Mais la contemplation est de courte durée pour le co-skipper de François Gabart qui ne doit pas traîner, alors que le Maxi Banque Populaire XI s’acquitte à son tour de ce passage, un peu moins d’une heure plus tard ce matin. Armel Le Cléac’h et Sébastien Josse devancent alors le Maxi Edmond de Rothschild d’une petite centaine de milles. Ce qui ne vaut pas grand chose à l’échelle de ces géants, comme le rappelle Tom, à bord des bateau leader, à l’entame du long dernier bord de portant pour remonter en Martinique : « il reste 3 000 milles à faire, on ne va pas être tout à fait être en ligne droite, donc c’est loin d’être fini. On est contents, mais on reste hyper concentrés. Les distances vont s’allonger, mais les écarts restent très faibles. 100 milles d’avance en ULTIM, c’est 2/3 milles en Figaro. »
Un duel en tête et deux pelotons chez les Class40
Un air de Solitaire du Figaro, avec des bateaux qui progressent au louvoyage, et s’échangent les lignes du classement au gré des pointages, c’est aussi ce que vivent les équipages aux avant-postes chez des Class40. Après le front, place à des conditions plus maniables, dans lesquelles la course n’en redouble pas moins d’intensité, à l’image du chassé-croisé en tête entre les équipages d’Alla Grande Pirelli et d’IBSA qui ne se quittent plus depuis ce matin. On devine qu’au large des côtes portugaises, les ondes VHF doivent crépiter en italien entre Ambrogio Beccaria et Alberto Bona, même si les duos d’Amarris et de Café Joyeux ne sont pas très loin sur l’eau, et n’ont certainement pas dit leur dernier mot. Tout comme ceux de Lagallais et de Project Rescue, qui progressent dans le peloton tête de cette flotte qui s’est divisée en deux groupes avec une nette scission en termes d’écarts, à partir du 23e Captain Alternance. Ce dernier navigue encore avec des chances d’échapper aux calmes d’une dorsale, qui menace de bientôt freiner les retardataires. Mais parmi les plus petits monocoques, la bonne nouvelle du jour nous vient de La Manche #Evidence Nautique, qui a repris cet après-midi la mer après une escale à La Corogne pour examiner la blessure à la main dont souffrait Alexis Loison.
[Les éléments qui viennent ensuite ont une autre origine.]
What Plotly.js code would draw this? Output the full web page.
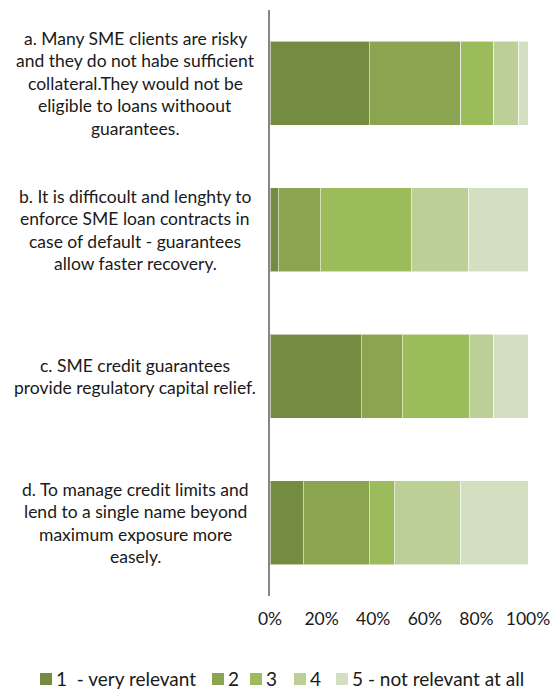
<!DOCTYPE html>
<html>
<head>
<meta charset="utf-8">
<script src="https://cdn.plot.ly/plotly-3.0.1.min.js"></script>
<style>html,body{margin:0;padding:0;background:#fff;}#chart{width:556px;height:690px;}</style>
</head>
<body>
<div id="chart"></div>
<script>
var categories = [
  "a. Many SME clients are risky<br>and they do not habe sufficient<br>collateral.They would not be<br>eligible to loans withoout<br>guarantees.",
  "b. It is difficoult and lenghty to<br>enforce SME loan contracts in<br>case of default - guarantees<br>allow faster recovery.",
  "c. SME credit guarantees<br>provide regulatory capital relief.",
  "d. To manage credit limits and<br>lend to a single name beyond<br>maximum exposure more<br>easely."
];
var seriesNames = ["1\u00a0\u00a0- very relevant", "2", "3", "4", "5 - not relevant at all"];
var s1 = [38.4, 3.2, 35.3, 12.9];
var s2 = [35.6, 16.2, 16.0, 25.5];
var s3 = [12.8, 35.3, 26.0, 9.7];
var s4 = [9.7, 22.4, 9.5, 25.9];
var s5 = [3.5, 22.9, 13.2, 26.0];
var tickVals = [0, 20, 40, 60, 80, 100];
var tickText = ["0%", "20%", "40%", "60%", "80%", "100%"];

var colors = ["#748c41", "#8aa44f", "#9cbb5a", "#bbcf97", "#d2dfc0"];
var series = [s1, s2, s3, s4, s5];
var catKeys = categories.map(function (c, i) { return "c" + i; });

var traces = series.map(function (vals, i) {
  return {
    type: "bar",
    orientation: "h",
    name: seriesNames[i],
    y: catKeys,
    x: vals,
    width: 0.573,
    marker: { color: colors[i], line: { color: "rgba(255,255,255,0.55)", width: 1 } },
    hoverinfo: "x+name",
    showlegend: false
  };
});

var FONT = "Lato, 'Open Sans', sans-serif";
var TXT = "#1a1a1a";
var annotations = [];
categories.forEach(function (c, i) {
  var lines = c.split("<br>");
  var n = lines.length;
  lines.forEach(function (ln, j) {
    annotations.push({
      xref: "paper", yref: "y",
      x: -0.523, y: catKeys[i],
      xanchor: "center", yanchor: "middle",
      text: ln, showarrow: false,
      yshift: -((j - (n - 1) / 2) * 22.5),
      font: { family: FONT, size: 17.5, color: TXT }
    });
  });
});

// custom legend (layout positions in pixels of the 556x690 page)
var legendLeft = [40, 212, 250, 294, 336];
var legendY = 678;
var shapes = [];
seriesNames.forEach(function (nm, i) {
  var x0 = legendLeft[i];
  shapes.push({
    type: "rect", xref: "paper", yref: "paper",
    x0: (x0 - 270) / 258, x1: (x0 + 12 - 270) / 258,
    y0: (596 - (legendY + 7)) / 586, y1: (596 - (legendY - 5)) / 586,
    fillcolor: colors[i], line: { width: 0 }
  });
  annotations.push({
    xref: "paper", yref: "paper",
    x: (x0 + 14 - 270) / 258, y: (596 - legendY) / 586,
    xanchor: "left", yanchor: "middle",
    text: nm, showarrow: false,
    font: { family: FONT, size: 19, color: TXT }
  });
});

var layout = {
  width: 556, height: 690,
  margin: { l: 270, r: 28, t: 10, b: 94 },
  barmode: "stack",
  paper_bgcolor: "#fff", plot_bgcolor: "#fff",
  showlegend: false,
  font: { family: FONT, size: 17.5, color: TXT },
  xaxis: {
    range: [0, 100], tickvals: tickVals, ticktext: tickText,
    showgrid: false, zeroline: false, showline: false, ticks: "",
    tickfont: { family: FONT, size: 17.5, color: TXT },
    ticklabelstandoff: 10,
    fixedrange: true
  },
  yaxis: {
    type: "category", categoryorder: "array", categoryarray: catKeys,
    autorange: "reversed", showticklabels: false, ticks: "",
    showgrid: false, zeroline: false,
    showline: true, linecolor: "#868686", linewidth: 2,
    fixedrange: true
  },
  shapes: shapes,
  annotations: annotations
};

Plotly.newPlot("chart", traces, layout, { displayModeBar: false, staticPlot: true });
</script>
</body>
</html>
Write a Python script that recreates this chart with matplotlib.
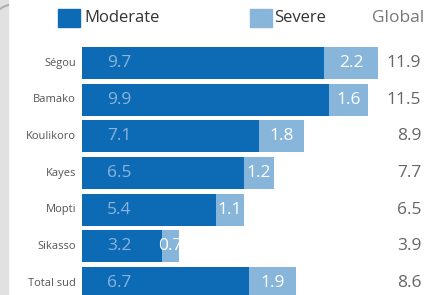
import matplotlib
matplotlib.use("Agg")
import matplotlib.pyplot as plt
from matplotlib.patches import Rectangle

plt.rcParams['font.family'] = ['Open Sans', 'DejaVu Sans']

regions = ["Ségou", "Bamako", "Koulikoro", "Kayes", "Mopti", "Sikasso", "Total sud"]
moderate = [9.7, 9.9, 7.1, 6.5, 5.4, 3.2, 6.7]
severe = [2.2, 1.6, 1.8, 1.2, 1.1, 0.7, 1.9]
global_vals = [11.9, 11.5, 8.9, 7.7, 6.5, 3.9, 8.6]

MOD_COL = "#0d6bb6"
SEV_COL = "#88b5da"

W, H = 445, 295
fig = plt.figure(figsize=(W / 100, H / 100), dpi=100)
fig.patch.set_facecolor("white")

# grey strip on the left edge
fig.patches.append(Rectangle((0, 0), 8 / W, 1, transform=fig.transFigure,
                             color="#e1e1e1", zorder=0))
fig.add_artist(plt.Line2D([0, 3 / W, 8 / W], [1 - 9 / H, 1 - 7 / H, 1 - 5 / H],
                          transform=fig.transFigure, color="#b0b0b0", lw=1.5))

px_per_unit = 24.9
x0 = 82
ax = fig.add_axes([x0 / W, 0, 1 - x0 / W, 1])
ax.set_xlim(0, (W - x0) / px_per_unit)
step = 36.67
ax.set_ylim((H - 63) / step, -63 / step)
ax.axis("off")

ys = list(range(len(regions)))
ax.barh(ys, moderate, height=0.873, color=MOD_COL)
ax.barh(ys, severe, left=moderate, height=0.873, color=SEV_COL)

for y, name, m, s, g in zip(ys, regions, moderate, severe, global_vals):
    ax.text(-6 / px_per_unit, y, name, ha="right", va="center",
            fontsize=8, color="#555555")
    ax.text(1.0, y, f"{m:.1f}", ha="left", va="center",
            fontsize=12.5, color="#8ab4dc")
    ax.text(m + s / 2, y, f"{s:.1f}", ha="center", va="center",
            fontsize=12.5, color="white")
    ax.text(13.62, y, f"{g:.1f}", ha="right", va="center",
            fontsize=12.5, color="#666666")

# legend row
fig.patches.append(Rectangle((58 / W, 1 - 27 / H), 22 / W, 18 / H,
                             transform=fig.transFigure, color=MOD_COL))
fig.text(84 / W, 1 - 18 / H, "Moderate", ha="left", va="center",
         fontsize=12, color="#333333")
fig.patches.append(Rectangle((250 / W, 1 - 27 / H), 22 / W, 18 / H,
                             transform=fig.transFigure, color=SEV_COL))
fig.text(274 / W, 1 - 18 / H, "Severe", ha="left", va="center",
         fontsize=12, color="#333333")
fig.text(372 / W, 1 - 18 / H, "Global", ha="left", va="center",
         fontsize=12.5, color="#777777")

fig.savefig("out.png", dpi=100)
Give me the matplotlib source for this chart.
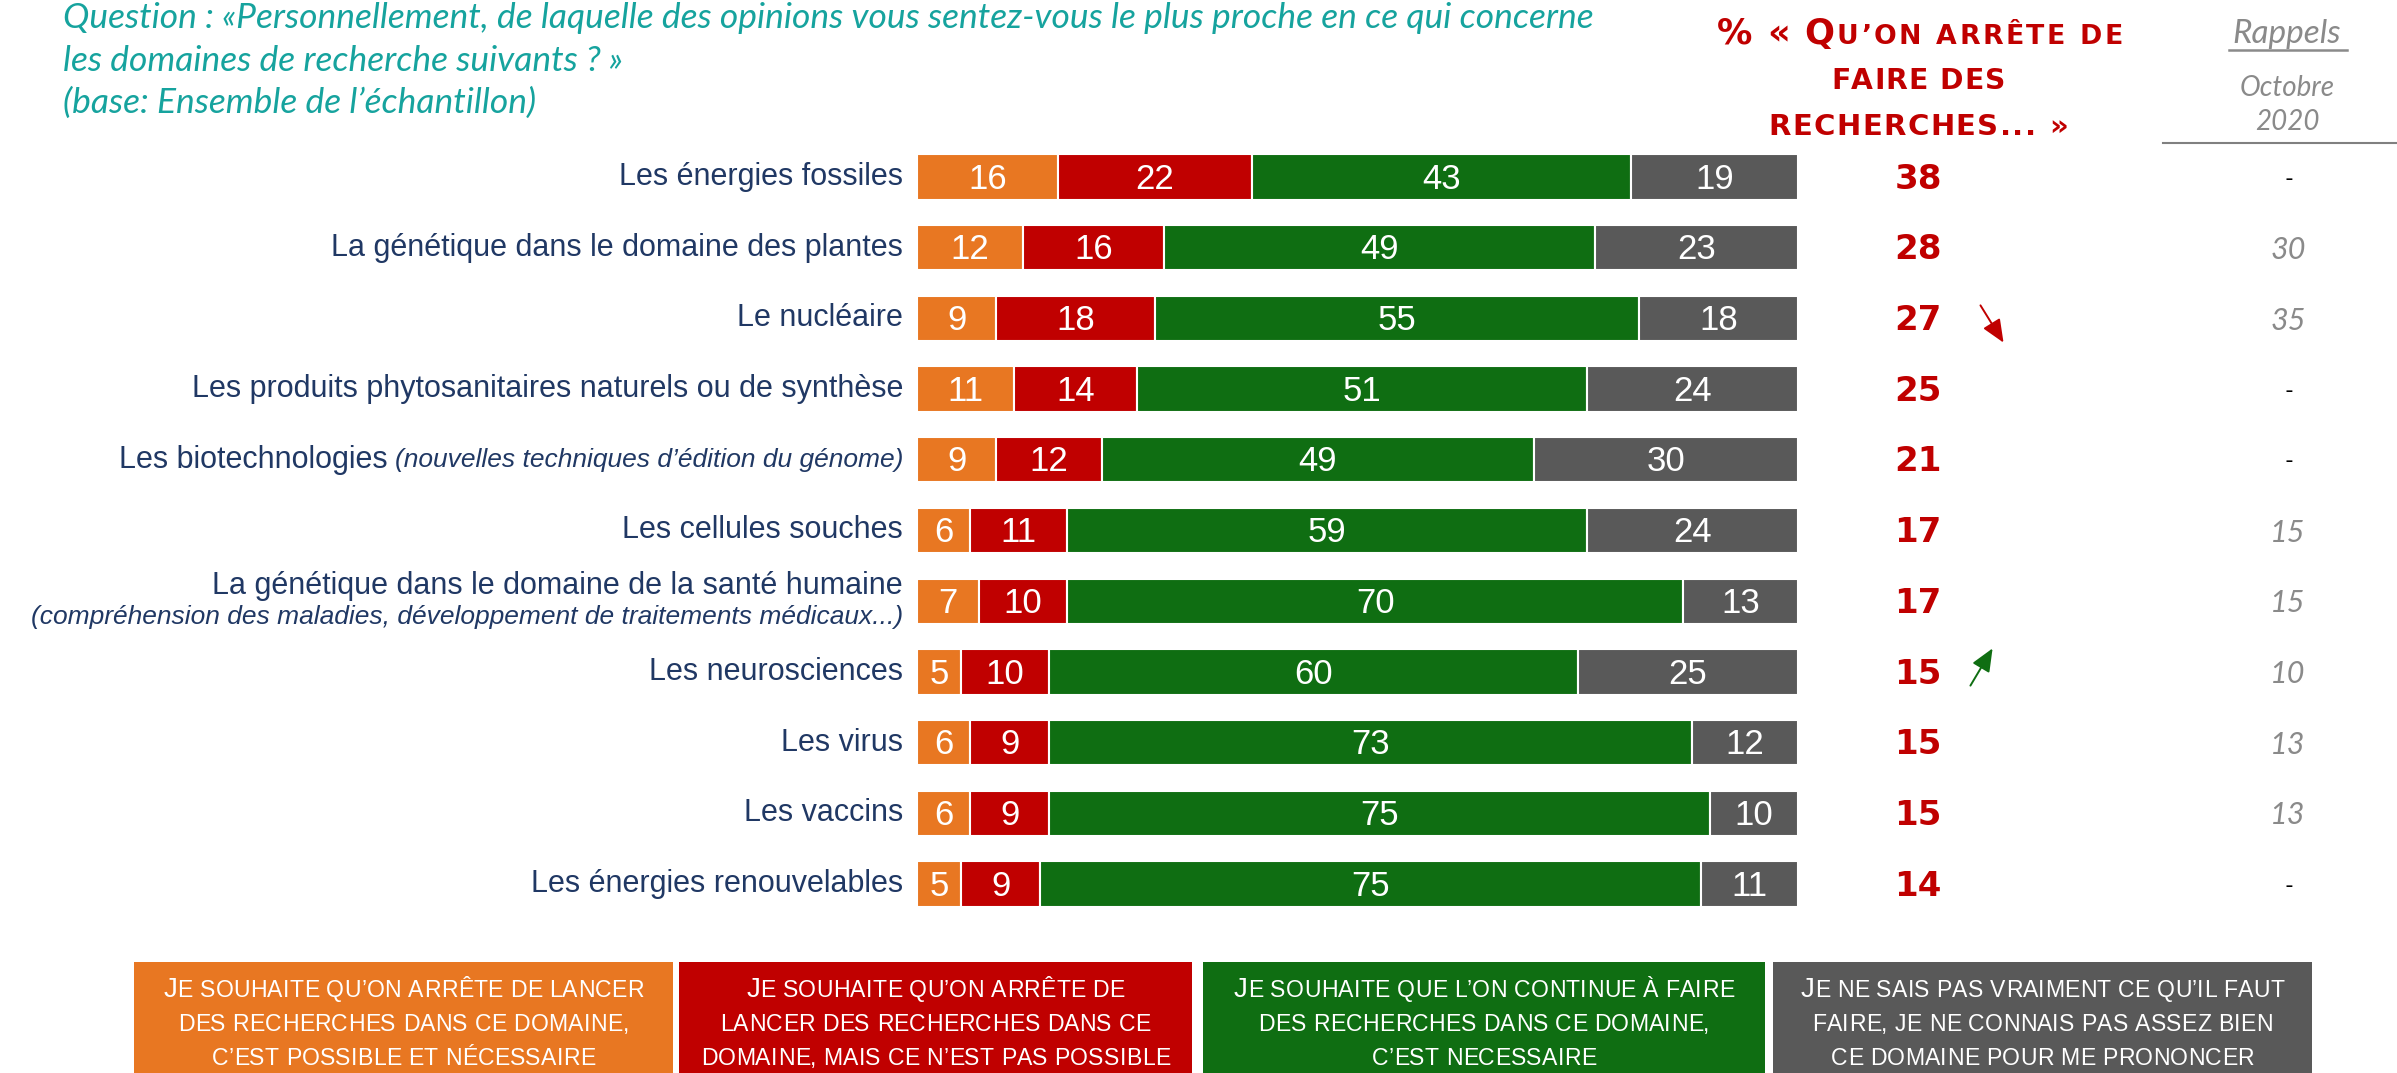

Un trio d’Ocean Fifty en route vers le Cap Vert
Chez les Ocean Fifty, Solidaires en Peloton, fort de 70 milles d’avance ce mardi, continue de mener les débats dans des vents mollissants. À bord de Viabilis, Pierre Quiroga ne cache pas sa satisfaction d’être toujours dans le match, alors qu’il reste 3 500 milles à courir : « Il y a des moments où il faut baisser un peu le curseur, c’est ce qu’on a essayé de faite hier, en faisant attention au bateau, même si ce n’est jamais facile. Au fur et à mesure qu’on avance, il y a de moins en moins de vent. On se dirige vers la dorsale. On a réussi à bien dormir cette nuit, on s’est relayés moitié-moitié, donc c’était pas mal. » Un petit moment de répit, pas volé, avant de repartir aux trousses des leaders. Et à la chasse à ces alizés mérités en direction du Cap Vert, au détour d’un parcours qui force la route au sud.